As interest in the spirits industry continues to grow, there’s more opportunity than ever before to help educate guests about what’s in their drink. How do you begin to explain the process of fermentation, though, without sounding like a wonk? Or gently correct someone who doesn’t know their mezcal from their tequila?
St. George Spirits brand ambassador Andie Ferman is a master of communicating with guests who are still finding their footing in the spirits world, and sees real-time drinks education as a prime opportunity to build lasting—and educational—relationships. Below, Andie shares her secrets for turning the bar into a makeshift classroom dedicated to education through inebriation.
Embrace Different Guest Learning Styles
“When sharing knowledge with guests, have at least two ways of explaining a particular topic.
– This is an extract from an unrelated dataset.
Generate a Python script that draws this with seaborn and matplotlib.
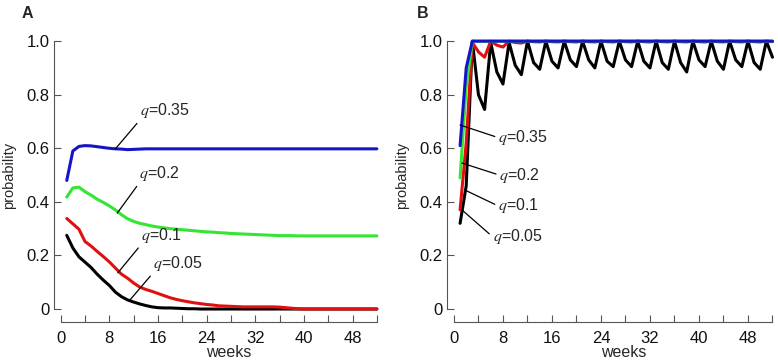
import numpy as np
import pandas as pd
import matplotlib
matplotlib.use("Agg")
import matplotlib.pyplot as plt
import seaborn as sns

weeks = list(range(1, 53))

# Panel A
a_q035 = [0.48, 0.59, 0.607, 0.61, 0.609, 0.606, 0.603, 0.600, 0.598, 0.597, 0.595, 0.596, 0.597] + [0.598] * 39
a_q02 = [0.418, 0.452, 0.455, 0.438, 0.425, 0.410, 0.398, 0.385, 0.370, 0.352, 0.337, 0.327, 0.320,
         0.315, 0.310, 0.306, 0.303, 0.300, 0.298, 0.296, 0.294, 0.292, 0.290, 0.288, 0.287, 0.285,
         0.284, 0.282, 0.281, 0.280, 0.279, 0.278, 0.277, 0.276, 0.275, 0.274, 0.274, 0.274, 0.273,
         0.273, 0.273, 0.273, 0.273, 0.273, 0.273, 0.273, 0.273, 0.273, 0.273, 0.273, 0.273, 0.273]
a_q01 = [0.338, 0.318, 0.298, 0.252, 0.235, 0.215, 0.196, 0.176, 0.153, 0.130, 0.115, 0.097, 0.082,
         0.073, 0.066, 0.058, 0.050, 0.042, 0.036, 0.031, 0.027, 0.023, 0.020, 0.017, 0.015, 0.012,
         0.011, 0.010, 0.009, 0.008, 0.008, 0.008, 0.008, 0.008, 0.008, 0.007, 0.005, 0.003, 0.001] + [0.0] * 13
a_q005 = [0.275, 0.228, 0.195, 0.175, 0.155, 0.130, 0.108, 0.088, 0.063, 0.046, 0.034, 0.026, 0.019,
          0.013, 0.008, 0.005, 0.004, 0.004, 0.003, 0.002, 0.001, 0.001] + [0.0] * 30

# Panel B
b_q035 = [0.61, 0.90] + [1.0] * 50
b_q02 = [0.49, 0.83] + [1.0] * 50
b_q01 = [0.37, 0.62, 0.995, 0.96, 0.94, 1.0, 0.985, 0.978, 1.0, 0.995, 0.993, 1.0] + [0.998, 0.997, 1.0] * 13 + [0.998]
b_q005 = [0.32, 0.46, 1.0, 0.80, 0.745, 0.995, 0.885, 0.84, 0.995, 0.91, 0.875, 1.0, 0.92, 0.895,
          1.0, 0.925, 0.90, 1.0, 0.93, 0.905, 1.0, 0.93, 0.90, 1.0, 0.925, 0.905, 1.0, 0.93, 0.905,
          1.0, 0.925, 0.90, 1.0, 0.92, 0.895, 1.0, 0.92, 0.885, 1.0, 0.93, 0.905, 1.0, 0.925, 0.895,
          1.0, 0.93, 0.905, 1.0, 0.92, 0.895, 1.0, 0.94]

q_labels = ["q=0.05", "q=0.1", "q=0.2", "q=0.35"]
colors = {"q=0.05": "#000000", "q=0.1": "#e01010", "q=0.2": "#33e633", "q=0.35": "#1414c8"}

def make_df(series):
    rows = []
    for lab, vals in zip(q_labels, series):
        for w, v in zip(weeks, vals):
            rows.append({"weeks": w, "probability": v, "q": lab})
    return pd.DataFrame(rows)

dfA = make_df([a_q005, a_q01, a_q02, a_q035])
dfB = make_df([b_q005, b_q01, b_q02, b_q035])

sns.set_style("ticks")
plt.rcParams["font.family"] = ["Liberation Sans", "DejaVu Sans"]
plt.rcParams["mathtext.fontset"] = "stix"
plt.rcParams["axes.edgecolor"] = "#555555"
plt.rcParams["xtick.color"] = "#555555"
plt.rcParams["ytick.color"] = "#555555"
plt.rcParams["xtick.labelcolor"] = "#111111"
plt.rcParams["ytick.labelcolor"] = "#111111"

fig = plt.figure(figsize=(7.78, 3.61), dpi=100)
axA = fig.add_axes([0.078, 0.144, 0.4064, 0.742])
axB = fig.add_axes([0.5835, 0.144, 0.4094, 0.742])

FS = 12
AFS = 11.5
for ax, df in ((axA, dfA), (axB, dfB)):
    sns.lineplot(data=df, x="weeks", y="probability", hue="q", hue_order=q_labels,
                 palette=colors, linewidth=2.2, legend=False, ax=ax, clip_on=False)
    ax.set_xlim(0, 52)
    ax.set_ylim(0, 1.0)
    ax.set_xticks([0, 8, 16, 24, 32, 40, 48])
    ax.set_xticks([4, 12, 20, 28, 36, 44, 52], minor=True)
    ax.set_yticks([0, 0.2, 0.4, 0.6, 0.8, 1.0])
    ax.set_yticklabels(["0", "0.2", "0.4", "0.6", "0.8", "1.0"])
    ax.tick_params(axis="both", which="both", direction="in", length=5, width=0.8, labelsize=FS)
    ax.tick_params(axis="x", which="both", pad=7)
    ax.tick_params(axis="y", pad=3)
    sns.despine(ax=ax)
    ax.spines["left"].set_position(("outward", 5))
    ax.spines["bottom"].set_position(("outward", 9))
    ax.spines["left"].set_bounds(0, 1.0)
    ax.spines["bottom"].set_bounds(0, 52)
    ax.spines["left"].set_linewidth(0.8)
    ax.spines["bottom"].set_linewidth(0.8)
    ax.set_xlabel("weeks", fontsize=AFS)
    ax.set_ylabel("probability", fontsize=10.5)
    ax.xaxis.set_label_coords(0.532, -0.135)
    ax.yaxis.set_label_coords(-0.142, 0.5)

fig.text(22 / 778, 1 - 6 / 361, "A", fontsize=11.5, fontweight="bold", va="top", ha="left")
fig.text(417 / 778, 1 - 6 / 361, "B", fontsize=11.5, fontweight="bold", va="top", ha="left")

def lab(txt):
    return r"$q$" + txt

ann = dict(arrowstyle="-", color="black", lw=0.9, shrinkA=0, shrinkB=0)

# Panel A labels
axA.annotate(lab("=0.35"), xy=(9, a_q035[8]), xytext=(13.0, 0.705), fontsize=AFS,
             ha="left", va="bottom", arrowprops=dict(ann, relpos=(0, 0)))
axA.annotate(lab("=0.2"), xy=(9.3, 0.358), xytext=(12.9, 0.47), fontsize=AFS,
             ha="left", va="bottom", arrowprops=dict(ann, relpos=(0, 0)))
axA.annotate(lab("=0.1"), xy=(9.4, 0.135), xytext=(13.2, 0.24), fontsize=AFS,
             ha="left", va="bottom", arrowprops=dict(ann, relpos=(0, 0)))
axA.annotate(lab("=0.05"), xy=(11.4, 0.034), xytext=(15.2, 0.135), fontsize=AFS,
             ha="left", va="bottom", arrowprops=dict(ann, relpos=(0, 0)))

# Panel B labels
axB.annotate(lab("=0.35"), xy=(1.0, 0.687), xytext=(7.2, 0.64), fontsize=AFS,
             ha="left", va="center", arrowprops=dict(ann, relpos=(0, 0.5)))
axB.annotate(lab("=0.2"), xy=(1.3, 0.545), xytext=(7.4, 0.50), fontsize=AFS,
             ha="left", va="center", arrowprops=dict(ann, relpos=(0, 0.5)))
axB.annotate(lab("=0.1"), xy=(1.8, 0.444), xytext=(7.2, 0.385), fontsize=AFS,
             ha="left", va="center", arrowprops=dict(ann, relpos=(0, 0.5)))
axB.annotate(lab("=0.05"), xy=(1.3, 0.37), xytext=(6.3, 0.27), fontsize=AFS,
             ha="left", va="center", arrowprops=dict(ann, relpos=(0, 0.5)))

fig.savefig("out.png", dpi=100)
How you describe something (e.g. distillation) should never be a dictionary definition, but rather a palatable exchange of information. For example, we love to share with our distillery guests and tasting room aficionados that distillation is the art, magic [and] fantasy of boiling.
We will also share that essential oil extraction and perfume making techniques are applied as well—anything that helps them understand.”
Mi Bar Es Su Casa
“I suggest really thinking about the bar like it’s your home and the visitors like they’re your guests. [When educating] guests, they should be able to trust that you have their best interest at heart.”
Be Open to Correction, Thoughtfully
“It is my firm belief that the age-old mantra of the ‘guest is always right’ is simply not correct. It is extremely easy to turn the other cheek, and let a guest at your establishment keep believing that whiskey is made from magical whiskey mushrooms that are placed in the still at night by highly-trained whiskey squirrels.
I always think it is best to correct the guest. Over the past 10 years at St. George Spirits, I’ve learned many ways to correct [people] without pissing them off. Hard as it may be to engage a guest in this way, it is the right thing to do. The real trick is to put yourself in their shoes and be mindful. Thoughtful correction involves using ‘I’ statements: ‘I used to think that too, but then…’ This creates a safe space for the guest to then consider what you are saying and not immediately go on the defensive or shut down.”